SCS Faculty Candidate Talk

  • Ph.D. Candidate and Jacobus Fellow
  • Program in Applied and Computational Mathematics
  • Princeton University

Smart Data Pricing

Data traffic has increased sharply over the past decade and is expected to grow further as the Internet becomes ever more popular. Yet data network capacity is not expanding fast enough to handle this exponential growth, leading service providers to change their mobile data plans in an effort to reduce congestion. Inspired by these ongoing changes and building on work from the 1990s, smart data pricing (SDP) aims to rethink data pricing for tomorrow's networks. In this talk, I will focus on first the temporal and then the content dimensions of SDP. Time-dependent pricing (TDP) proposes to lower short-lived peaks in network congestion by incentivizing users to shift their data usage to less congested times.

While TDP has been used in industries such as smart grids, TDP for mobile data presents unique challenges, e.g., it is difficult to predict how users will react to the prices on different days. Thus, we developed algorithms that continually infer users' changing responses to the offered prices, without collecting private data usage information. We implemented these algorithms in a prototype system, which we used to conduct the first field trial of TDP for mobile data. We showed that our TDP algorithms led to significantly less temporal fluctuation in demand, benefiting the service provider and lowering users' data prices overall.

Sponsored data, an emerging form of data pricing offered by AT&T, allows content providers to subsidize their users' data traffic; the resulting revenue can be used to expand existing data networks. We consider the impact of sponsored data on different content providers and users, showing that cost-aware users and cost-unaware content providers reap disproportionate benefits. Simulations across representative users and content providers verify that sponsored data may help to bridge the digital divide between different types of users, yet can exacerbate competition between content providers.

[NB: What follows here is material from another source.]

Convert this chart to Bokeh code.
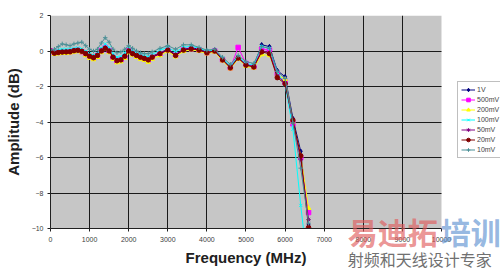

Carlee Joe-Wong is a Ph.D. candidate and Jacobus fellow at Princeton University's Program in Applied and Computational Mathematics. She is interested in mathematical aspects of computer and information networks, including work on smart data pricing and fair resource allocation. Carlee received her A.B. in mathematics in 2011 and her M.A. in applied mathematics in 2013, both from Princeton University.  In 2013–2014, she was the Director of Advanced Research at DataMi, a startup she co-founded from her data pricing research. Carlee received the INFORMS ISS Design Science Award in 2014 and the Best Paper Award at IEEE INFOCOM 2012.